El caso Padilla, por el contrario, es el ‘yo, me acuso’ de un hombre que se retracta encendido, suda, se enfada (consigo mismo, a veces; otras, con los demás), que también señala, que actúa ante la cámara ofreciendo al espectador una estremecedora interpretación. Un durísimo y perturbador retrato del miedo. Como en las sesiones de la caza de brujas del senador McCarthy en Estados Unidos, se palpa una tensión demoledora. Hacia el final toma la palabra un funcionario, Armando Quesada, que se presenta como el nuevo director de la revista cultural cubana Caimán Barbudo. Su discurso contra “los intelectuales” corta la respiración. Qué se han creído ustedes, viene a decir, un intelectual puede ser cualquiera. Es el ninguneo y la amenaza de Quesada, que acabó en el Consejo Nacional de Cultura hasta hacerse famoso por su mano dura al frente del área de teatro y danza, a los escritores que tiene enfrente.
Giroud trufa el metraje de la autoinculpación con los testimonios recopilados de autores como Jorge Edwards, figura clave en la divulgación del caso Padilla, Gabriel García Márquez, Julio Cortázar, Mario Vargas Llosa, Jean-Paul Sartre o el propio Fidel Castro. Padilla es una oveja negra que ejemplifica la preocupación, la paranoia, de la revolución con su seguridad. “La revolución cubana es superior al hombre con el que se han solidarizado”, dice Padilla en referencia a los escritores que le habían apoyado. Giroud echa mano del caso de Boris Pasternak en la Unión Soviética para poner contexto su documental. En un acto de la Juventudes Socialistas Soviéticas descalifican así al autor de Doctor Zhivago: “Un cerdo no defeca donde come y duerme”. “Romperé todo lo que he escrito”, dice Padilla, que se avergüenza de sí mismo, de su obra y de sus palabras de forma obsesiva y reiterada.

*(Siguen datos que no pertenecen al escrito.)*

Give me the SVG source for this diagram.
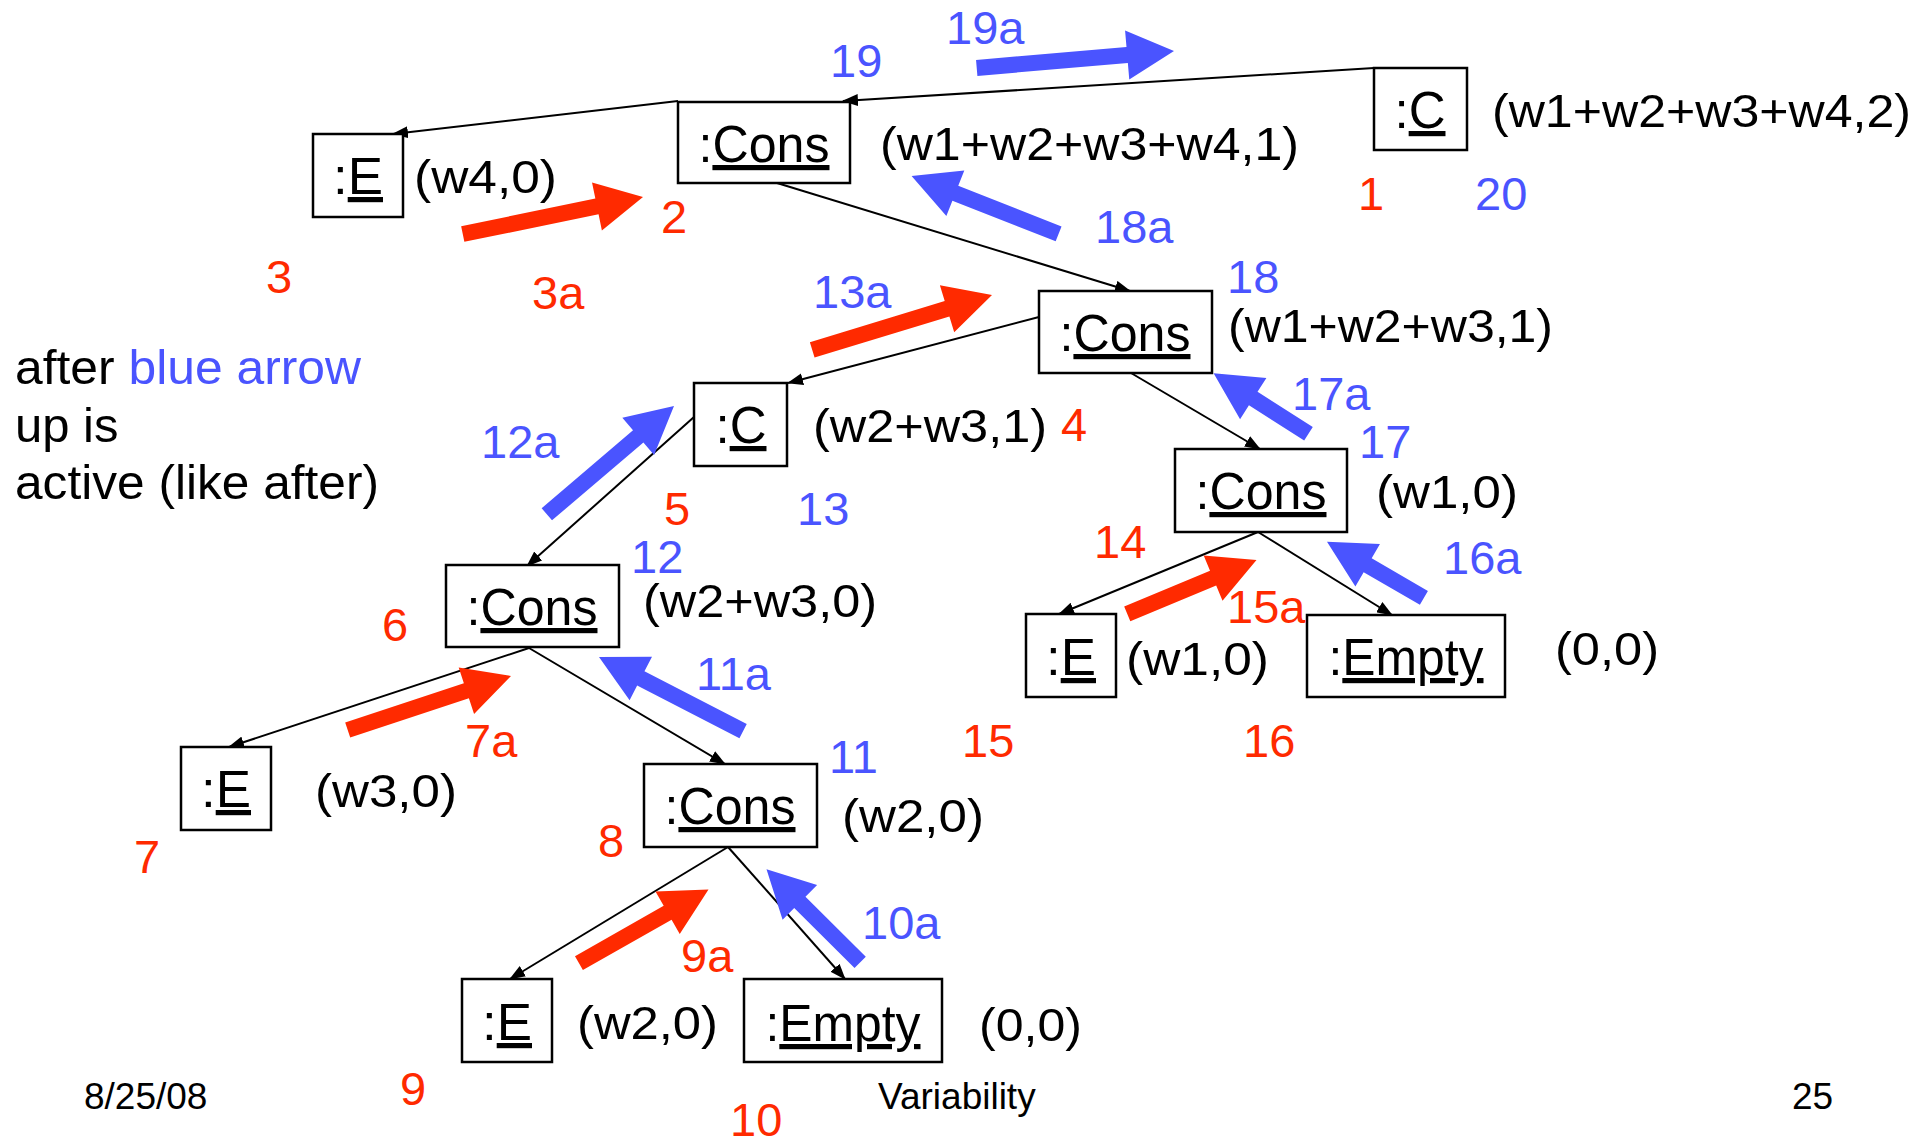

El poeta se sumó a la filas de la revolución cubana desde sus inicios. Cuando esta tomó el poder, Padilla se incorporó al Ministerio de Comercio Exterior. Pero en 1968 publicó Fuera de juego, un poemario crítico con las derivas de la revolución. El escritor no ocultaba sus dudas y mostraba de forma abierta su disidencia. El 20 de marzo de 1971, la Seguridad del Estado lo arrestó y fue encerrado en un calabozo. La noticia provocó una conmoción entre los escritores latinoamericanos y los intelectuales europeos simpatizantes de Castro. Firmaron una carta de apoyo exigiendo su libertad Cortázar, Simone de Beauvoir, Marguerite Duras, Carlos Fuentes, Juan Goytisolo, Alberto Moravia, Octavio Paz, Juan Rulfo, Sartre o Susan Sontag, entre otros.
El sacrificio de Padilla no sirvió para nada. Se quedó en tierra de nadie. Para evitar el acoso de la prensa internacional lo enviaron a una plantación con su familia, y en 1980 abandonó Cuba. Sus antepasados eran canarios y aunque él quería trasladarse a España tampoco le dejaron. Su destino, el de un traidor para todos, fue Estados Unidos. Murió en Alabama, rechazado por la izquierda y por la derecha. Aislado y sin prestigio.